**Records:**
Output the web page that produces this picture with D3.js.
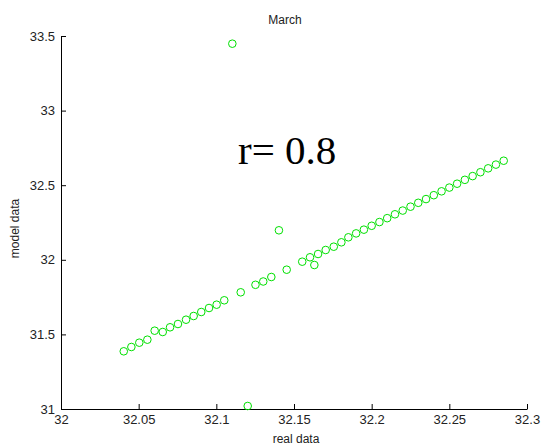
<!DOCTYPE html>
<html>
<head>
<meta charset="utf-8">
<script src="https://cdn.jsdelivr.net/npm/d3@7"></script>
<style>
  html, body { margin: 0; padding: 0; background: #fff; }
  svg { display: block; }
  .tick text { font-family: "Liberation Sans", Arial, sans-serif; font-size: 13px; fill: #222; }
</style>
</head>
<body>
<svg id="chart" width="543" height="447"></svg>
<script>
// Observed (real) values on the x axis and modelled values on the y axis
const realData = [
  32.0404, 32.0453, 32.0504, 32.0556, 32.0603, 32.0655, 32.0702, 32.0753, 32.0805, 32.0854,
  32.0903, 32.0953, 32.1002, 32.1051, 32.1103, 32.1157, 32.1202, 32.1252, 32.1302, 32.1354,
  32.1403, 32.1453, 32.1553, 32.1603, 32.1631, 32.1655, 32.1704, 32.1756, 32.1805, 32.1850,
  32.1900, 32.1950, 32.2000, 32.2050, 32.2100, 32.2150, 32.2200, 32.2250, 32.2300, 32.2350,
  32.2400, 32.2450, 32.2500, 32.2550, 32.2600, 32.2650, 32.2700, 32.2750, 32.2800, 32.2850
];
const modelData = [
  31.3867, 31.4156, 31.4444, 31.4645, 31.5248, 31.5161, 31.5476, 31.5697, 31.5985, 31.6233,
  31.6501, 31.6769, 31.6991, 31.7286, 33.4484, 31.7822, 31.0201, 31.8324, 31.8546, 31.8847,
  32.1977, 31.9336, 31.9873, 32.0168, 31.9651, 32.0389, 32.0657, 32.0878, 32.1173, 32.1508,
  32.1770, 32.2020, 32.2280, 32.2530, 32.2790, 32.3050, 32.3300, 32.3560, 32.3820, 32.4070,
  32.4330, 32.4590, 32.4840, 32.5100, 32.5360, 32.5610, 32.5870, 32.6130, 32.6380, 32.6640
];

const xTicks = [32, 32.05, 32.1, 32.15, 32.2, 32.25, 32.3];
const xTickLabels = ["32", "32.05", "32.1", "32.15", "32.2", "32.25", "32.3"];
const yTicks = [31, 31.5, 32, 32.5, 33, 33.5];
const yTickLabels = ["31", "31.5", "32", "32.5", "33", "33.5"];

const titleText = "March";
const xLabel = "real data";
const yLabel = "model data";
const note = "r= 0.8";

const svg = d3.select("#chart");
const margin = { left: 61, right: 16, top: 36, bottom: 38 };
const W = 543, H = 447;

const x = d3.scaleLinear().domain([32, 32.3]).range([margin.left, W - margin.right]);
const y = d3.scaleLinear().domain([31, 33.5]).range([H - margin.bottom, margin.top]);

// Axes with inward ticks
const xAxis = d3.axisBottom(x)
  .tickValues(xTicks)
  .tickFormat((d, i) => xTickLabels[i])
  .tickSizeInner(-5).tickSizeOuter(0).tickPadding(6);
const yAxis = d3.axisLeft(y)
  .tickValues(yTicks)
  .tickFormat((d, i) => yTickLabels[i])
  .tickSizeInner(-5).tickSizeOuter(0).tickPadding(6);

const gx = svg.append("g")
  .attr("transform", `translate(0,${H - margin.bottom})`)
  .call(xAxis);
const gy = svg.append("g")
  .attr("transform", `translate(${margin.left},0)`)
  .call(yAxis);

[gx, gy].forEach(g => {
  g.select(".domain").attr("stroke", "#000").attr("stroke-width", 1);
  g.selectAll(".tick line").attr("stroke", "#000");
});

// Scatter markers: open green circles
svg.append("g")
  .selectAll("circle")
  .data(realData.map((v, i) => [v, modelData[i]]))
  .join("circle")
  .attr("cx", d => x(d[0]))
  .attr("cy", d => y(d[1]))
  .attr("r", 3.8)
  .attr("fill", "none")
  .attr("stroke", "#00e000")
  .attr("stroke-width", 1);

// Title and axis labels
svg.append("text")
  .attr("x", 285).attr("y", 24)
  .attr("text-anchor", "middle")
  .style("font-family", "'Liberation Sans', Arial, sans-serif")
  .style("font-size", "12px")
  .attr("fill", "#222")
  .text(titleText);

svg.append("text")
  .attr("x", 296).attr("y", 443)
  .attr("text-anchor", "middle")
  .style("font-family", "'Liberation Sans', Arial, sans-serif")
  .style("font-size", "12px")
  .attr("fill", "#222")
  .text(xLabel);

svg.append("text")
  .attr("transform", `translate(19,${(margin.top + H - margin.bottom) / 2 + 6}) rotate(-90)`)
  .attr("text-anchor", "middle")
  .style("font-family", "'Liberation Sans', Arial, sans-serif")
  .style("font-size", "12px")
  .attr("fill", "#222")
  .text(yLabel);

// Correlation annotation
svg.append("text")
  .attr("x", 238).attr("y", 164)
  .style("font-family", "'Liberation Serif', 'Times New Roman', serif")
  .style("font-size", "41px")
  .attr("fill", "#000")
  .text(note);
</script>
</body>
</html>
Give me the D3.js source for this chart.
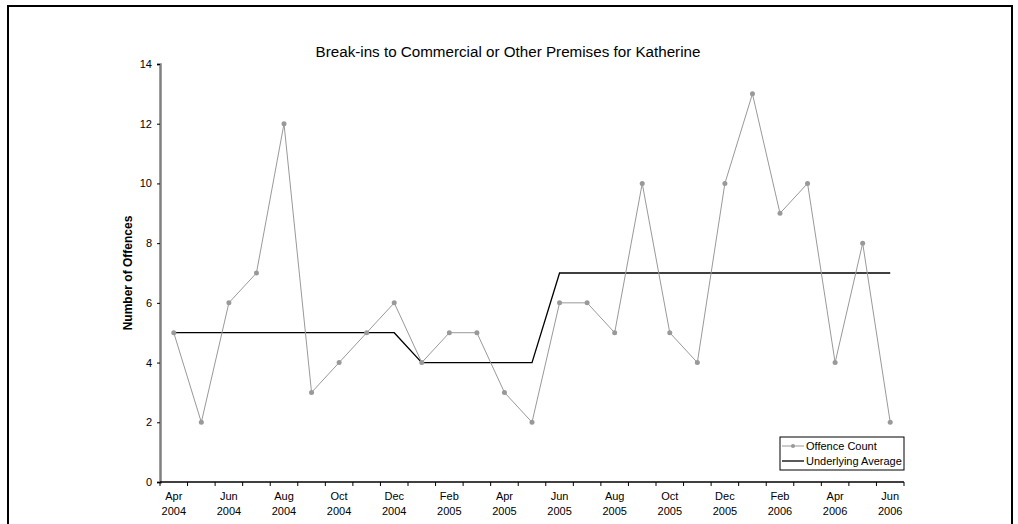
<!DOCTYPE html>
<html>
<head>
<meta charset="utf-8">
<script src="https://cdn.jsdelivr.net/npm/d3@7"></script>
<style>
  html, body { margin: 0; padding: 0; background: #fff; }
  svg { display: block; font-family: "Liberation Sans", Arial, sans-serif; }
</style>
</head>
<body>
<svg id="chart" width="1018" height="524"></svg>
<script>
const months = ["Apr 2004","May 2004","Jun 2004","Jul 2004","Aug 2004","Sep 2004","Oct 2004","Nov 2004","Dec 2004",
  "Jan 2005","Feb 2005","Mar 2005","Apr 2005","May 2005","Jun 2005","Jul 2005","Aug 2005","Sep 2005","Oct 2005","Nov 2005","Dec 2005",
  "Jan 2006","Feb 2006","Mar 2006","Apr 2006","May 2006","Jun 2006"];
const offenceCount = [5,2,6,7,12,3,4,5,6,4,5,5,3,2,6,6,5,10,5,4,10,13,9,10,4,8,2];
const underlyingAverage = [5,5,5,5,5,5,5,5,5,4,4,4,4,4,7,7,7,7,7,7,7,7,7,7,7,7,7];
const yTicks = [0,2,4,6,8,10,12,14];
const titleText = "Break-ins to Commercial or Other Premises for Katherine";
const yLabel = "Number of Offences";
const legendLabels = ["Offence Count","Underlying Average"];

const svg = d3.select("#chart");

// outer frame
svg.append("rect").attr("x", 8).attr("y", 6).attr("width", 1004).attr("height", 530)
  .attr("fill", "none").attr("stroke", "#000").attr("stroke-width", 2);

const mLeft = 160, mRight = 904, mTop = 64, mBottom = 482;

const x = d3.scaleBand().domain(months).range([mLeft, mRight]).padding(0);
const y = d3.scaleLinear().domain([0, 14]).range([mBottom, mTop]);

// title
svg.append("text").attr("x", 508).attr("y", 57).attr("text-anchor", "middle")
  .attr("font-size", 15.2).attr("fill", "#000").text(titleText);

// y axis
const yAxis = svg.append("g").attr("transform", `translate(${mLeft},0)`)
  .call(d3.axisLeft(y).tickValues(yTicks).tickSize(3).tickPadding(5));
yAxis.select(".domain").attr("stroke", "#808080").attr("stroke-width", 2.5);
yAxis.selectAll(".tick line").attr("stroke", "#000");
yAxis.selectAll("text").attr("font-size", 11).attr("font-family", "Liberation Sans, Arial, sans-serif").attr("fill", "#000");

// x axis
const xAxisG = svg.append("g").attr("transform", `translate(0,${mBottom})`);
xAxisG.append("line").attr("x1", mLeft).attr("x2", mRight).attr("y1", 0).attr("y2", 0)
  .attr("stroke", "#000").attr("stroke-width", 1.5);
const boundaries = months.map(m => x(m)).concat([x(months[months.length-1]) + x.bandwidth()]);
xAxisG.selectAll("line.tk").data(boundaries).join("line").attr("class","tk")
  .attr("x1", d => d).attr("x2", d => d).attr("y1", 0).attr("y2", 4)
  .attr("stroke", "#000").attr("stroke-width", 1);
const lbl = xAxisG.selectAll("text.xl").data(months.filter((m, i) => i % 2 === 0)).join("text")
  .attr("class", "xl").attr("text-anchor", "middle").attr("font-size", 11).attr("fill", "#000")
  .attr("x", d => x(d) + x.bandwidth() / 2);
lbl.append("tspan").attr("x", d => x(d) + x.bandwidth() / 2).attr("y", 18).text(d => d.split(" ")[0]);
lbl.append("tspan").attr("x", d => x(d) + x.bandwidth() / 2).attr("y", 33).text(d => d.split(" ")[1]);

// y label
svg.append("text").attr("transform", `translate(132,273) rotate(-90)`).attr("text-anchor", "middle")
  .attr("font-size", 12).attr("font-weight", "bold").attr("fill", "#000").text(yLabel);

const cx = (d, i) => x(months[i]) + x.bandwidth() / 2;

// underlying average
svg.append("path").datum(underlyingAverage)
  .attr("d", d3.line().x(cx).y(d => y(d)))
  .attr("fill", "none").attr("stroke", "#000").attr("stroke-width", 1.3);

// offence count
svg.append("path").datum(offenceCount)
  .attr("d", d3.line().x(cx).y(d => y(d)))
  .attr("fill", "none").attr("stroke", "#999").attr("stroke-width", 1);
svg.selectAll("circle.pt").data(offenceCount).join("circle").attr("class", "pt")
  .attr("cx", cx).attr("cy", d => y(d)).attr("r", 2.5).attr("fill", "#999");

// legend
const lg = svg.append("g").attr("transform", "translate(780,437)");
lg.append("rect").attr("width", 124).attr("height", 33).attr("fill", "#fff").attr("stroke", "#000").attr("stroke-width", 1);
legendLabels.forEach((t, i) => {
  const ly = 9 + i * 15;
  lg.append("line").attr("x1", 2).attr("x2", 24).attr("y1", ly).attr("y2", ly)
    .attr("stroke", i === 0 ? "#999" : "#000").attr("stroke-width", i === 0 ? 1 : 1.3);
  if (i === 0) lg.append("circle").attr("cx", 13).attr("cy", ly).attr("r", 2).attr("fill", "#999");
  lg.append("text").attr("x", 26).attr("y", ly + 4).attr("font-size", 11).attr("fill", "#000").text(t);
});
</script>
</body>
</html>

**Given exercise:**
For the listing above, identify each line bearing "chart".

**Solved problem:**
<svg id="chart" width="543" height="447"></svg>
const svg = d3.select("#chart");
Give me the D3.js source for this chart.
<svg id="chart" width="1018" height="524"></svg>
const svg = d3.select("#chart");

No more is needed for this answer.